In the book, I'm placing all the numbered cards of the suit of Swords at the time of Grandville's involvement with political caricature. He purposely used his pencil as a sword in those days - in attack and defence! I have no doubt that he saw himself as a prickly hedgehog (in fact, in another drawing of his, he drew his own face to a hedgehog's body - the reverse of the hedgehog on this card), intent on being as sharp a nuisance as he could manage to the politicians of his day. The Two of Swords, that strange duel, baffled me for a bit, until I read a bit more about the stand-off he had with the censorship authorities of his day!

baba-prague said:
By the way, it's a lovely thought that hadn't occurred to me, but Pixie would almost certainly have known Grandville's work - he continued to be popular (in fact right up to today). Nice, too, to remember that they were both involved in theatre.
Yes! I hadn't made that theatrical link between them. At the height of his popularity, Grandville was even asked to design animal masks for actors that would be playing skits in a review based on his animal characters :). And of course, he was close to theatre all his life, having first grandparents that were well-known actors, and later getting close to a cousin who was the bursar of the Opera-Comique.
 

baba-prague

You know, I did a quick Google just in case there seemed to be any definite link between them (what was I hoping to find? Well, not a lot but maybe a quote from Pixie saying something like "That Grandville, what an illustrator!") But of course nothing. But she MUST have been aware of this work I think. I must go searching properly - or ask someone here who knows a lot more about her life.

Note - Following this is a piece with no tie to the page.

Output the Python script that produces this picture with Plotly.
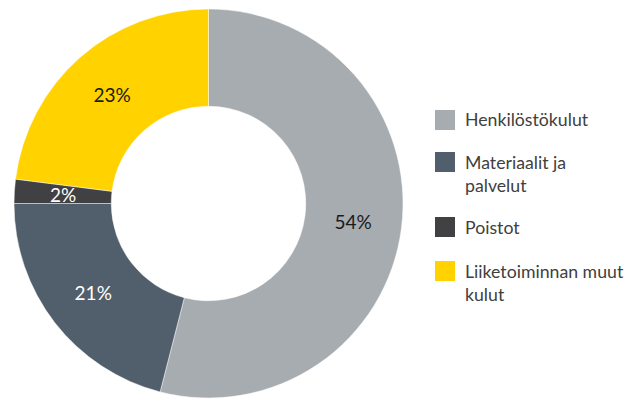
import math
import plotly.graph_objects as go

# Cost structure shares (%)
categories = ["Henkilöstökulut", "Materiaalit ja palvelut", "Poistot", "Liiketoiminnan muut kulut"]
legend_labels = ["Henkilöstökulut", "Materiaalit ja<br>palvelut", "Poistot", "Liiketoiminnan muut<br>kulut"]
shares = [54, 21, 2, 23]
colors = ["#A7ACB1", "#515E6B", "#414042", "#FFD200"]
text_colors = ["#1a1a1a", "#ffffff", "#ffffff", "#1a1a1a"]

W, H = 641, 398
FONT = "Lato"
HOLE = 0.5

# Donut geometry in pixels (domain below)
dom_x = [14, 403]
dom_y_top, dom_y_bottom = 9, 398
cx = (dom_x[0] + dom_x[1]) / 2
cy_pie = (dom_y_top + dom_y_bottom) / 2
radius = (dom_y_bottom - dom_y_top) / 2

# Thin slices get their label as an annotation so it is not shrunk
small = [s < 5 for s in shares]
positions = ["none" if sm else "inside" for sm in small]

fig = go.Figure()
fig.add_trace(go.Pie(
    labels=categories,
    values=shares,
    hole=HOLE,
    sort=False,
    direction="clockwise",
    rotation=0,
    marker=dict(colors=colors, line=dict(color="rgba(255,255,255,0.6)", width=0.8)),
    texttemplate="%{percent:.0%}",
    textposition=positions,
    insidetextorientation="horizontal",
    textfont=dict(family=FONT, size=19, color=text_colors),
    domain=dict(x=[dom_x[0] / W, dom_x[1] / W], y=[1 - dom_y_bottom / H, 1 - dom_y_top / H]),
    showlegend=False,
    hoverinfo="label+percent",
))

annotations = []
total = sum(shares)
cum = 0
for s, sm, tc in zip(shares, small, text_colors):
    mid = (cum + s / 2) / total * 2 * math.pi  # clockwise from 12 o'clock
    cum += s
    if not sm:
        continue
    r_mid = radius * (1 + HOLE) / 2
    px = cx + r_mid * math.sin(mid)
    py = cy_pie - r_mid * math.cos(mid)
    annotations.append(dict(
        x=px / W, y=1 - py / H, xref="paper", yref="paper",
        xanchor="center", yanchor="middle", showarrow=False,
        text=f"{round(s / total * 100)}%",
        font=dict(family=FONT, size=19, color=tc),
    ))

# Legend: colour squares with labels at the right
sq_centers = [120, 162, 227, 271]
shapes = []
for c, lbl, cy in zip(colors, legend_labels, sq_centers):
    shapes.append(dict(
        type="rect", xref="paper", yref="paper",
        x0=435 / W, x1=455 / W, y0=1 - (cy + 10) / H, y1=1 - (cy - 10) / H,
        fillcolor=c, line=dict(width=0),
    ))
    n_lines = lbl.count("<br>") + 1
    center = cy + (n_lines - 1) * 23.5 / 2
    annotations.append(dict(
        x=463 / W, y=1 - center / H, xref="paper", yref="paper",
        xanchor="left", yanchor="middle", align="left", showarrow=False,
        text=lbl, font=dict(family=FONT, size=17.7, color="#404040"),
    ))

fig.update_layout(
    width=W, height=H,
    margin=dict(l=0, r=0, t=0, b=0),
    paper_bgcolor="white", plot_bgcolor="white",
    shapes=shapes, annotations=annotations,
)

fig.write_html("out.html")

I rather like the notion of the shrimp as censor ;-) (no, I know you didn't mean it quite as literally as that!)
 

Sophie

baba-prague said:
I rather like the notion of the shrimp as censor ;-) (no, I know you didn't mean it quite as literally as that!)
ROFL! It would work, though - censors are primitive life-forms with hard shells :D. Actually, Grandville did a funny caricature about censorship in his day. He drew the then Minister of the Interior waltzing ecstatically with a large pair of cissors. The pair are floating out of a ministerial case, which is shaped like a coffin. (It's called The Resurrection of Censorship).